# Exciting Day in the Wood Shop



## Martin W (Dec 11, 2020)

Our new 5x10 CNC router arrived this week. Omnitech Selexx Pal Fixed table moving gantry with offloading and cleaning device. It has a 10hp router head variable speeds from 1000-24,000 RPM and 8 position automatic tool changer. 1 -2 hp multiple spindle vertical boring head. Fanuc Oi-MF PC front end controller.
This is very exciting for us. We build architectural millwork and hope this will be a great addition to the shop! Over the last couple months we have been putting the infistructure in to make this work. New 200 amp 208 volt 3 phase service, All new conduit and wiring in the shop. Full week of training next week before it goes into service
Cheers
Martin W


----------



## Boswell (Dec 11, 2020)

Wow


----------



## macardoso (Dec 11, 2020)

That is a beast! Can you share some pictures of the work you do?


----------



## rwm (Dec 11, 2020)

I betting that would cut aluminum?! 
R


----------



## Martin W (Dec 11, 2020)

rwm said:


> I betting that would cut aluminum?!
> R


Yes it will cut aluminum. We do have some call for aluminum or brass. Usually laminated to a substrate. Most of our work is  plastic laminated plywood, MDF or particle core. . 
Cheers
Martin


----------



## Martin W (Dec 11, 2020)

macardoso said:


> That is a beast! Can you share some pictures of the work you do?

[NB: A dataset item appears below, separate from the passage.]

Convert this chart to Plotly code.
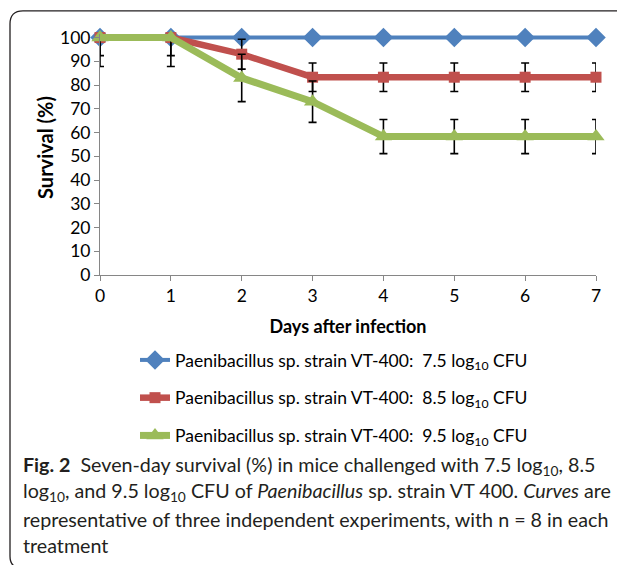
import plotly.graph_objects as go

# ---------------- data ----------------
days = [0, 1, 2, 3, 4, 5, 6, 7]
x_tick_labels = ["0", "1", "2", "3", "4", "5", "6", "7"]
y_tick_values = [0, 10, 20, 30, 40, 50, 60, 70, 80, 90, 100]

name_75 = "Paenibacillus sp. strain VT-400:\u00a0\u00a07.5 log<sub>10</sub> CFU"
name_85 = "Paenibacillus sp. strain VT-400:\u00a0\u00a08.5 log<sub>10</sub> CFU"
name_95 = "Paenibacillus sp. strain VT-400:\u00a0\u00a09.5 log<sub>10</sub> CFU"

surv_75 = [100, 100, 100, 100, 100, 100, 100, 100]
surv_85 = [100, 100, 93, 83.3, 83.3, 83.3, 83.3, 83.3]
surv_95 = [100, 100, 83, 73, 58.3, 58.3, 58.3, 58.3]

# error bars (upper parts above 100 are clipped in the original)
err_up_75 = [0, 0, 0, 0, 0, 0, 0, 0]
err_dn_75 = [0, 0, 1.7, 1.7, 1.7, 1.7, 1.7, 1.7]
err_up_85 = [0, 0, 6.3, 6, 6, 6, 6, 6]
err_dn_85 = [7.6, 7.6, 6.3, 6, 6, 6, 6, 6]
err_up_95 = [0, 0, 10, 8.7, 7.2, 7.2, 7.2, 7.2]
err_dn_95 = [12.2, 12.2, 10, 8.7, 7.2, 7.2, 7.2, 7.2]

x_title = "<b>Days after infection</b>"
y_title = "<b>Survival (%)</b>"

caption_lines = [
    "<b>Fig. 2</b>\u00a0\u00a0Seven-day survival (%) in mice challenged with 7.5 log<sub>10</sub>, 8.5",
    "log<sub>10</sub>, and 9.5 log<sub>10</sub> CFU of <i>Paenibacillus</i> sp. strain VT 400. <i>Curves</i> are",
    "representative of three independent experiments, with n = 8 in each",
    "treatment",
]

# ---------------- layout geometry ----------------
# The page body has an 8px margin, so the figure is drawn 8px smaller and
# the plot area is placed at the same absolute pixel position as the reference.
PAGE_OFF = 8
W, H = 625 - PAGE_OFF, 565 - PAGE_OFF
Y_TOP = 101.5                   # small headroom so the 100% line is not clipped
ABS_L, ABS_R, ABS_B = 100, 596, 275
PX_PER_UNIT = 2.373
ABS_T = ABS_B - PX_PER_UNIT * Y_TOP
L, T = ABS_L - PAGE_OFF, ABS_T - PAGE_OFF
R = W - (ABS_R - PAGE_OFF)
B = H - (ABS_B - PAGE_OFF)
PW, PH = ABS_R - ABS_L, ABS_B - ABS_T


def px(xa):
    return (xa - ABS_L) / PW


def py(ya):
    return (ABS_B - ya) / PH


BLUE, RED, GREEN = "#4F81BD", "#C0504D", "#9BBB59"
CHART_FONT = "Lato"

fig = go.Figure()


def add_series(y, up, dn, name, color, width, symbol, msize):
    fig.add_trace(go.Scatter(
        x=days, y=y, name=name, mode="lines+markers",
        line=dict(color=color, width=width),
        marker=dict(color=color, symbol=symbol, size=msize),
        error_y=dict(type="data", symmetric=False, array=up, arrayminus=dn,
                     color="black", thickness=1.6, width=4),
        cliponaxis=False,
        legendgroup=name,
    ))


add_series(surv_75, err_up_75, err_dn_75, name_75, BLUE, 4, "diamond", 15)
add_series(surv_85, err_up_85, err_dn_85, name_85, RED, 6.5, "square", 11)
add_series(surv_95, err_up_95, err_dn_95, name_95, GREEN, 7, "triangle-up", 15)

axis_common = dict(
    showgrid=False, zeroline=False, showline=True, linecolor="#868686",
    linewidth=1, ticks="outside", tickcolor="#868686", ticklen=5,
    tickfont=dict(family=CHART_FONT, size=17.5, color="black"),
)

fig.update_xaxes(range=[0, 7], tickvals=days, ticktext=x_tick_labels,
                 title=dict(text=x_title,
                            font=dict(family=CHART_FONT, size=18, color="black"),
                            standoff=15),
                 **axis_common)
fig.update_yaxes(range=[0, Y_TOP], tickvals=y_tick_values, **axis_common)

annotations = [dict(
    text=y_title, x=px(45), y=py(148), xref="paper", yref="paper",
    xanchor="center", yanchor="middle", showarrow=False, textangle=-90,
    font=dict(family=CHART_FONT, size=20, color="black"),
)]
caption_y = [466, 492, 519, 545]
for txt, yy in zip(caption_lines, caption_y):
    annotations.append(dict(
        text=txt, x=px(21), y=py(yy), xref="paper", yref="paper",
        xanchor="left", yanchor="middle", showarrow=False, align="left",
        font=dict(family="Lato", size=19.7, color="#231f20"),
    ))

frame_path = (
    f"M {px(10)},{py(556)} L {px(10)},{py(24)} "
    f"Q {px(10)},{py(11)} {px(23)},{py(11)} L {px(630)},{py(11)}"
    f" M {px(10)},{py(556)} Q {px(10)},{py(568)} {px(22)},{py(568)}"
)

fig.update_layout(
    width=W, height=H,
    margin=dict(l=L, r=R, t=T, b=B, autoexpand=False),
    paper_bgcolor="white", plot_bgcolor="white",
    showlegend=True,
    legend=dict(x=px(135), y=py(342), xanchor="left", yanchor="top",
                orientation="v", tracegroupgap=12,
                font=dict(family=CHART_FONT, size=17.5, color="black"),
                bgcolor="rgba(0,0,0,0)"),
    annotations=annotations,
    shapes=[dict(type="path", path=frame_path, xref="paper", yref="paper",
                 line=dict(color="#231f20", width=1.3))],
)

fig.write_html("out.html")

Thanks, it weighs just under 10,000 pounds. I rarely take pictures of our work but I will post a couple. I found on my phone. First one is of 5 quarter sawn curved white oak doors complete with curved casings and mouldings all out of quartered white oak for a hotel. The doors don’t have a topcoat ,only stain and sealer in the pictureThe second is football change room in a local high school.
We have a handful of general contractors that we bid to. It is just my Son , my wife and me. My daughter used to work with us but she decided on a career as a paramedic instead
	

		
			
		

		
	





Cheers
Martin


----------



## 7milesup (Dec 13, 2020)

Very cool Martin.   
My good friend has a Shop Sabre of about the same size.  
I am a member of a woodworking club in the area and one of our members is very good friends with the owner of --->Doors of Distinction<--- and we toured his job. Very cool work he was doing in there. VERY expensive.


----------